GEORG FRIETZSCHE
Biography
Georg Frietzsche (1903 – 1986) studied between 1924 and 1928 at the University of Fine Art Berlin. His previous work was lost due to the war. In 1948, he held the position of lecturer for two years at the Giebichenstein University of Art and Design in Halle. He then lived and worked in Berlin. Since the beginning of the 1980s, museum exhibitions, acquisitions and specialist publications have made people more aware of the reputation of the artist (Berlin State Museums, Kunsthalle Bremen, Kupferstich-Kabinett Dresden, Museum Folkwang Essen, Pfalzgalerie Kaiserslautern, Saarland Museum Saarbrücken). 1999 Retrospective exhibition with a catalogue in the Kassel State Museums and in the Ostwall Museum in Dortmund.

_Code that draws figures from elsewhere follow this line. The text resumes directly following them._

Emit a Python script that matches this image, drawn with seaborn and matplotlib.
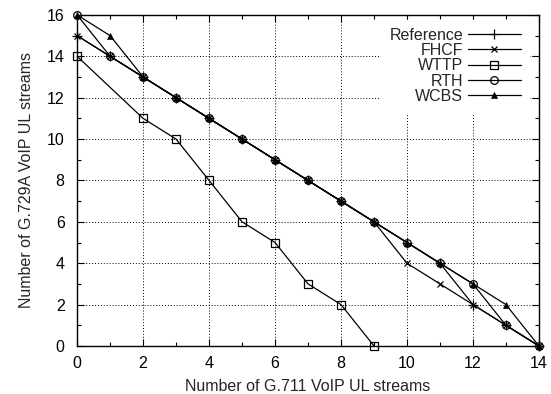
import matplotlib
matplotlib.use("Agg")
import matplotlib.pyplot as plt
import matplotlib.ticker as ticker
import seaborn as sns

# values
x_all = list(range(15))
reference = [15, 14, 13, 12, 11, 10, 9, 8, 7, 6, 5, 4, 2, 1, 0]
fhcf = [15, 14, 13, 12, 11, 10, 9, 8, 7, 6, 4, 3, 2, 1, 0]
wttp_x = [0, 2, 3, 4, 5, 6, 7, 8, 9]
wttp = [14, 11, 10, 8, 6, 5, 3, 2, 0]
rth = [16, 14, 13, 12, 11, 10, 9, 8, 7, 6, 5, 4, 3, 1, 0]
wcbs = [16, 15, 13, 12, 11, 10, 9, 8, 7, 6, 5, 4, 3, 2, 0]

sns.set_style("ticks")
plt.rcParams['font.family'] = ['Liberation Sans', 'DejaVu Sans']

fig, ax = plt.subplots(figsize=(5.51, 3.94), dpi=100)
fig.subplots_adjust(left=0.140, right=0.978, top=0.962, bottom=0.122)

lw = 0.9
series = [
    (x_all, reference, 'Reference', dict(marker='+', ms=6.5, mew=0.9)),
    (x_all, fhcf, 'FHCF', dict(marker='x', ms=5, mew=0.9)),
    (wttp_x, wttp, 'WTTP', dict(marker='s', ms=5.5, mew=0.9, markerfacecolor='none')),
    (x_all, rth, 'RTH', dict(marker='o', ms=5.5, mew=0.9, markerfacecolor='none')),
    (x_all, wcbs, 'WCBS', dict(marker='^', ms=4.5, mew=0.5, markerfacecolor='black')),
]
for xs, ys, name, style in series:
    sns.lineplot(x=xs, y=ys, color='black', lw=lw, label=name, ax=ax,
                 markeredgecolor='black', clip_on=False, zorder=3, **style)

ax.set_xlim(0, 14)
ax.set_ylim(0, 16)
ax.xaxis.set_major_locator(ticker.MultipleLocator(2))
ax.xaxis.set_minor_locator(ticker.MultipleLocator(1))
ax.yaxis.set_major_locator(ticker.MultipleLocator(2))
ax.yaxis.set_minor_locator(ticker.MultipleLocator(1))
ax.tick_params(which='both', direction='in', top=True, right=True, colors='black',
               labelsize=11.5, width=0.8)
ax.tick_params(which='major', length=5, pad=7)
ax.tick_params(axis='y', which='major', pad=9)
ax.tick_params(which='minor', length=3)
ax.grid(True, which='major', color='black', linestyle=(0, (1, 2)), linewidth=0.7)
for sp in ax.spines.values():
    sp.set_linewidth(1.0)
    sp.set_color('black')

ax.set_xlabel('Number of G.711 VoIP UL streams', fontsize=11.5, labelpad=6)
ax.set_ylabel('Number of G.729A VoIP UL streams', fontsize=11.5, labelpad=9)

leg = ax.legend(loc='upper right', markerfirst=False, fontsize=11.5, frameon=True,
                fancybox=False, edgecolor='white', framealpha=1, handlelength=3.3,
                handletextpad=0.3, labelspacing=0.02, borderaxespad=0.3,
                borderpad=0.5, bbox_to_anchor=(0.988, 1.0))
for t in leg.get_texts():
    t.set_ha('right')
leg._legend_box.align = 'right'
leg.set_zorder(5)

plt.savefig('out.png', dpi=100)
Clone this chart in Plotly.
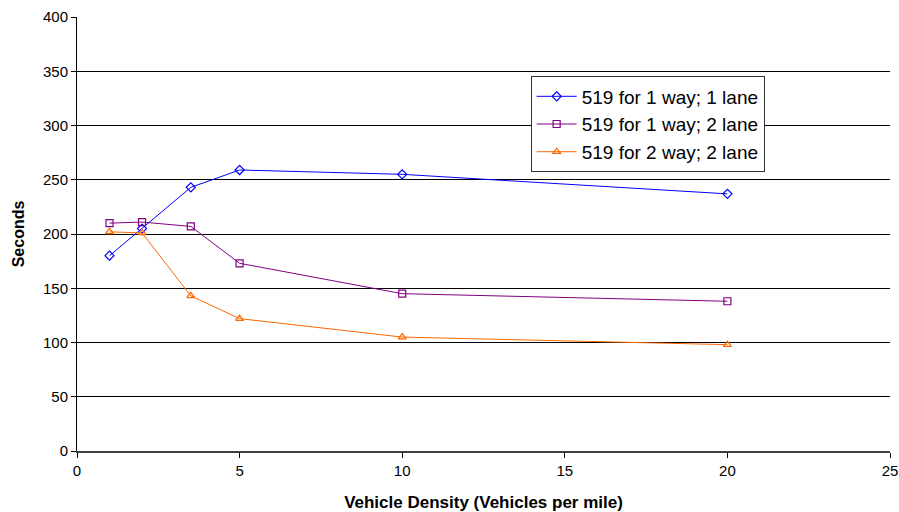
import plotly.graph_objects as go

# Vehicle density (vehicles per mile)
density = [1, 2, 3.5, 5, 10, 20]

# Travel time in seconds for each road configuration
one_way_one_lane = [180, 205, 243, 259, 255, 237]
one_way_two_lane = [210, 211, 207, 173, 145, 138]
two_way_two_lane = [202, 201, 143, 122, 105, 98]

series_names = ["519 for 1 way; 1 lane", "519 for 1 way; 2 lane", "519 for 2 way; 2 lane"]
series_colors = ["#0000FF", "#800080", "#FF6600"]
series_symbols = ["diamond-open", "square-open", "triangle-up-open"]
series_values = [one_way_one_lane, one_way_two_lane, two_way_two_lane]

fig = go.Figure()
for name, vals, color, sym in zip(series_names, series_values, series_colors, series_symbols):
    fig.add_trace(go.Scatter(
        x=density, y=vals, name=name, mode="lines+markers",
        line=dict(color=color, width=1),
        marker=dict(symbol=sym, size=7, color=color, line=dict(width=1.2, color=color)),
    ))

font_family = "Liberation Sans, Arial, sans-serif"

fig.update_layout(
    width=899, height=512,
    margin=dict(l=77, r=9, t=17, b=61),
    paper_bgcolor="white", plot_bgcolor="white",
    font=dict(family=font_family, color="black", size=15),
    showlegend=True,
    legend=dict(
        x=0.558, y=0.863, xanchor="left", yanchor="top",
        bordercolor="#333333", borderwidth=1, bgcolor="white",
        font=dict(size=19, family=font_family),
        itemwidth=40, tracegroupgap=2,
    ),
    xaxis=dict(
        range=[0, 25], tickvals=[0, 5, 10, 15, 20, 25],
        showgrid=False, zeroline=False, automargin=False,
        showline=True, linecolor="#404040", linewidth=2,
        ticks="outside", ticklen=5, tickcolor="black",
        tickfont=dict(size=15),
        title=dict(text="<b>Vehicle Density (Vehicles per mile)</b>", font=dict(size=17), standoff=20),
    ),
    yaxis=dict(
        range=[0, 400], tickvals=list(range(0, 401, 50)),
        showgrid=True, gridcolor="black", gridwidth=1,
        zeroline=False, automargin=False,
        showline=True, linecolor="black", linewidth=1,
        ticks="outside", ticklen=5, tickcolor="black",
        tickfont=dict(size=15),
        title=dict(text="<b>Seconds</b>", font=dict(size=16), standoff=14),
    ),
)

fig.write_html("out.html")
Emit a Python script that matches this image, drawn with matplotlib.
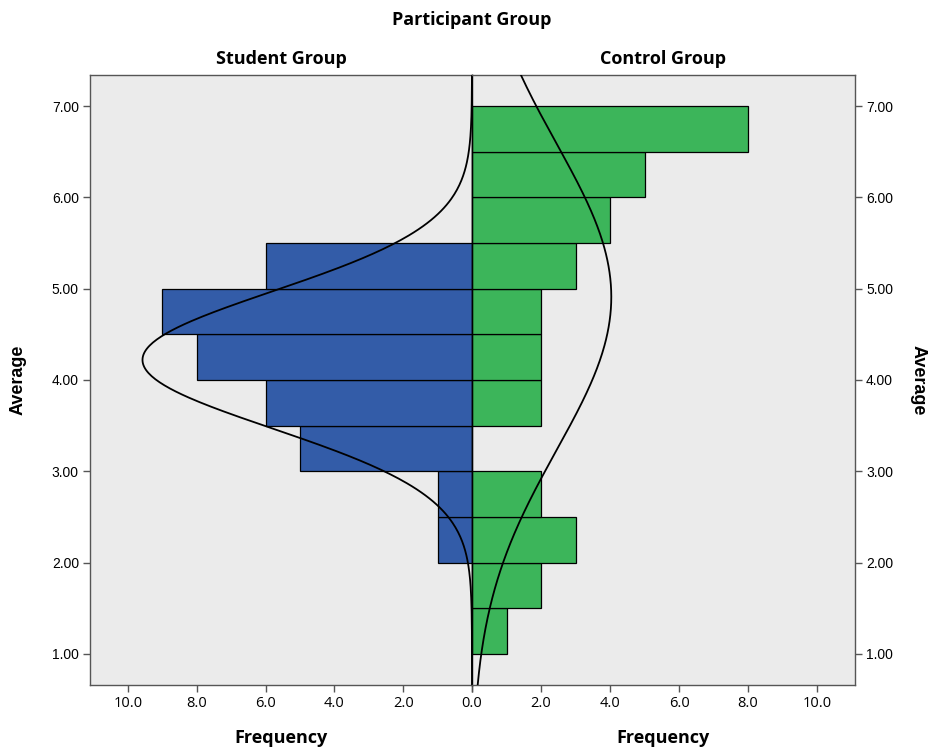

Naturalistic analogies of great richness were created in Indian ink and watercolour from 1960 onwards, building on his own naturalistic-orientated early work and in coming to terms with the movements of the 1950s. The rhythms, correspondence, depth, structural processes obey an immanent order and are carried by a high sense of form. The individual phases are defined in continuous sequences. The 1970s mark a turning point as the process of concentration leads to a new foundation. It is the way of liberation, from the outer appearance to an inner, to “create a new significant nature that is entirely of the spirit” (Georg Frietzsche). This makes his work less at home in German post-war art. It is far from the frequently encountered arbitrariness of the formal and informal, but rather represents an original special form of great differentiation in the main movements of international abstraction.